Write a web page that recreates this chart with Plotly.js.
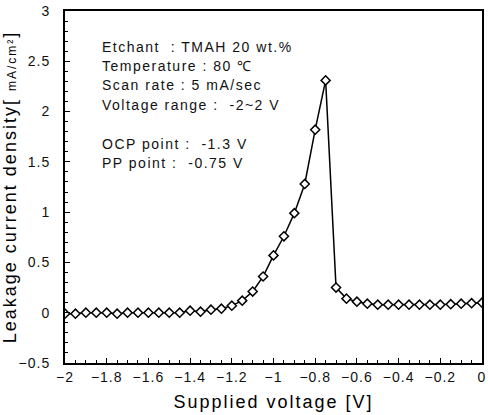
<!DOCTYPE html>
<html>
<head>
<meta charset="utf-8">
<script src="https://cdn.plot.ly/plotly-3.0.1.min.js"></script>
<style>
  html, body { margin: 0; padding: 0; background: #fff; }
  #chart { width: 488px; height: 415px; }
  .annotation-text { letter-spacing: 1.5px; }
  .xtitle, .ytitle { letter-spacing: 2px; }
  .xtick text, .ytick text { letter-spacing: 1px; }
</style>
</head>
<body>
<div id="chart"></div>
<script>
// Supplied voltage [V]
const voltage = [
  -2.00, -1.95, -1.90, -1.85, -1.80, -1.75, -1.70, -1.65, -1.60, -1.55,
  -1.50, -1.45, -1.40, -1.35, -1.30, -1.25, -1.20, -1.15, -1.10, -1.05,
  -1.00, -0.95, -0.90, -0.85, -0.80, -0.75, -0.70, -0.65, -0.60, -0.55,
  -0.50, -0.45, -0.40, -0.35, -0.30, -0.25, -0.20, -0.15, -0.10, -0.05,
   0.00
];
// Leakage current density [mA/cm2]
const density = [
  -0.01, -0.01, 0.00, 0.00, 0.00, -0.01, 0.00, 0.00, 0.00, 0.00,
   0.00, 0.00, 0.02, 0.01, 0.03, 0.04, 0.07, 0.12, 0.21, 0.36,
   0.57, 0.76, 0.99, 1.28, 1.82, 2.31, 0.25, 0.14, 0.11, 0.09,
   0.08, 0.08, 0.08, 0.08, 0.08, 0.08, 0.08, 0.085, 0.09, 0.095,
   0.10
];
const xTickVals = [-2, -1.8, -1.6, -1.4, -1.2, -1, -0.8, -0.6, -0.4, -0.2, 0];
const yTickVals = [-0.5, 0, 0.5, 1, 1.5, 2, 2.5, 3];
const noteLines = [
  "Etchant  : TMAH 20 wt.%",
  "Temperature : 80 \u2103",
  "Scan rate : 5 mA/sec",
  "Voltage range :  -2~2 V",
  "OCP point :  -1.3 V",
  "PP point :  -0.75 V"
];
const noteY = [0.899, 0.844, 0.790, 0.733, 0.622, 0.567];

const font = "Liberation Sans, Arial, sans-serif";

const trace = {
  x: voltage,
  y: density,
  type: "scatter",
  mode: "lines+markers",
  line: { color: "#000", width: 1.5 },
  marker: { symbol: "diamond", size: 7, color: "#fff", line: { color: "#000", width: 1.5 } },
  showlegend: false,
  hoverinfo: "x+y"
};

const annotations = noteLines.map((t, i) => ({
  text: t, xref: "paper", yref: "paper", x: 0.084, y: noteY[i],
  xanchor: "left", yanchor: "middle", showarrow: false,
  font: { family: font, size: 14, color: "#111" }
}));

const layout = {
  width: 488, height: 415,
  margin: { l: 65, r: 6, t: 11, b: 52 },
  paper_bgcolor: "#fff", plot_bgcolor: "#fff",
  font: { family: font, color: "#111" },
  xaxis: {
    range: [-2, 0],
    tickvals: xTickVals,
    ticks: "inside", ticklen: 5, tickwidth: 1, tickcolor: "#000",
    minor: { dtick: 0.05, ticks: "inside", ticklen: 3, tickcolor: "#000" },
    showline: true, linewidth: 2, linecolor: "#000", mirror: true,
    showgrid: false, zeroline: false,
    tickfont: { family: font, size: 14, color: "#111" },
    title: { text: "Supplied voltage [V]", font: { family: font, size: 18, color: "#000" }, standoff: 12 }
  },
  yaxis: {
    range: [-0.5, 3],
    tickvals: yTickVals,
    ticks: "inside", ticklen: 5, tickwidth: 1, tickcolor: "#000",
    minor: { dtick: 0.1, ticks: "inside", ticklen: 3, tickcolor: "#000" },
    showline: true, linewidth: 2, linecolor: "#000", mirror: true,
    showgrid: false, zeroline: false,
    ticklabelstandoff: 10,
    tickfont: { family: font, size: 14, color: "#111" },
    title: { text: "Leakage current density[ <span style=\"font-size:12px\">mA/cm\u00b2</span>]", font: { family: font, size: 18, color: "#000" }, standoff: 0 }
  },
  annotations: annotations
};

Plotly.newPlot("chart", [trace], layout, { displayModeBar: false, staticPlot: true });
</script>
</body>
</html>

§ §

SET TASK ->
Omit the pictures and output all of the other material exactly.

RESPONSE FOR THIS EXERCISE ->
Write a web page that recreates this chart with Plotly.js.
<!DOCTYPE html>
<html>
<head>
<meta charset="utf-8">
<script src="https://cdn.plot.ly/plotly-3.0.1.min.js"></script>
<style>
  html, body { margin: 0; padding: 0; background: #fff; }
  #chart { width: 488px; height: 415px; }
  .annotation-text { letter-spacing: 1.5px; }
  .xtitle, .ytitle { letter-spacing: 2px; }
  .xtick text, .ytick text { letter-spacing: 1px; }
</style>
</head>
<body>
<div id="chart"></div>
<script>
// Supplied voltage [V]
const voltage = [
  -2.00, -1.95, -1.90, -1.85, -1.80, -1.75, -1.70, -1.65, -1.60, -1.55,
  -1.50, -1.45, -1.40, -1.35, -1.30, -1.25, -1.20, -1.15, -1.10, -1.05,
  -1.00, -0.95, -0.90, -0.85, -0.80, -0.75, -0.70, -0.65, -0.60, -0.55,
  -0.50, -0.45, -0.40, -0.35, -0.30, -0.25, -0.20, -0.15, -0.10, -0.05,
   0.00
];
// Leakage current density [mA/cm2]
const density = [
  -0.01, -0.01, 0.00, 0.00, 0.00, -0.01, 0.00, 0.00, 0.00, 0.00,
   0.00, 0.00, 0.02, 0.01, 0.03, 0.04, 0.07, 0.12, 0.21, 0.36,
   0.57, 0.76, 0.99, 1.28, 1.82, 2.31, 0.25, 0.14, 0.11, 0.09,
   0.08, 0.08, 0.08, 0.08, 0.08, 0.08, 0.08, 0.085, 0.09, 0.095,
   0.10
];
const xTickVals = [-2, -1.8, -1.6, -1.4, -1.2, -1, -0.8, -0.6, -0.4, -0.2, 0];
const yTickVals = [-0.5, 0, 0.5, 1, 1.5, 2, 2.5, 3];
const noteLines = [
  "Etchant  : TMAH 20 wt.%",
  "Temperature : 80 \u2103",
  "Scan rate : 5 mA/sec",
  "Voltage range :  -2~2 V",
  "OCP point :  -1.3 V",
  "PP point :  -0.75 V"
];
const noteY = [0.899, 0.844, 0.790, 0.733, 0.622, 0.567];

const font = "Liberation Sans, Arial, sans-serif";

const trace = {
  x: voltage,
  y: density,
  type: "scatter",
  mode: "lines+markers",
  line: { color: "#000", width: 1.5 },
  marker: { symbol: "diamond", size: 7, color: "#fff", line: { color: "#000", width: 1.5 } },
  showlegend: false,
  hoverinfo: "x+y"
};

const annotations = noteLines.map((t, i) => ({
  text: t, xref: "paper", yref: "paper", x: 0.084, y: noteY[i],
  xanchor: "left", yanchor: "middle", showarrow: false,
  font: { family: font, size: 14, color: "#111" }
}));

const layout = {
  width: 488, height: 415,
  margin: { l: 65, r: 6, t: 11, b: 52 },
  paper_bgcolor: "#fff", plot_bgcolor: "#fff",
  font: { family: font, color: "#111" },
  xaxis: {
    range: [-2, 0],
    tickvals: xTickVals,
    ticks: "inside", ticklen: 5, tickwidth: 1, tickcolor: "#000",
    minor: { dtick: 0.05, ticks: "inside", ticklen: 3, tickcolor: "#000" },
    showline: true, linewidth: 2, linecolor: "#000", mirror: true,
    showgrid: false, zeroline: false,
    tickfont: { family: font, size: 14, color: "#111" },
    title: { text: "Supplied voltage [V]", font: { family: font, size: 18, color: "#000" }, standoff: 12 }
  },
  yaxis: {
    range: [-0.5, 3],
    tickvals: yTickVals,
    ticks: "inside", ticklen: 5, tickwidth: 1, tickcolor: "#000",
    minor: { dtick: 0.1, ticks: "inside", ticklen: 3, tickcolor: "#000" },
    showline: true, linewidth: 2, linecolor: "#000", mirror: true,
    showgrid: false, zeroline: false,
    ticklabelstandoff: 10,
    tickfont: { family: font, size: 14, color: "#111" },
    title: { text: "Leakage current density[ <span style=\"font-size:12px\">mA/cm\u00b2</span>]", font: { family: font, size: 18, color: "#000" }, standoff: 0 }
  },
  annotations: annotations
};

Plotly.newPlot("chart", [trace], layout, { displayModeBar: false, staticPlot: true });
</script>
</body>
</html>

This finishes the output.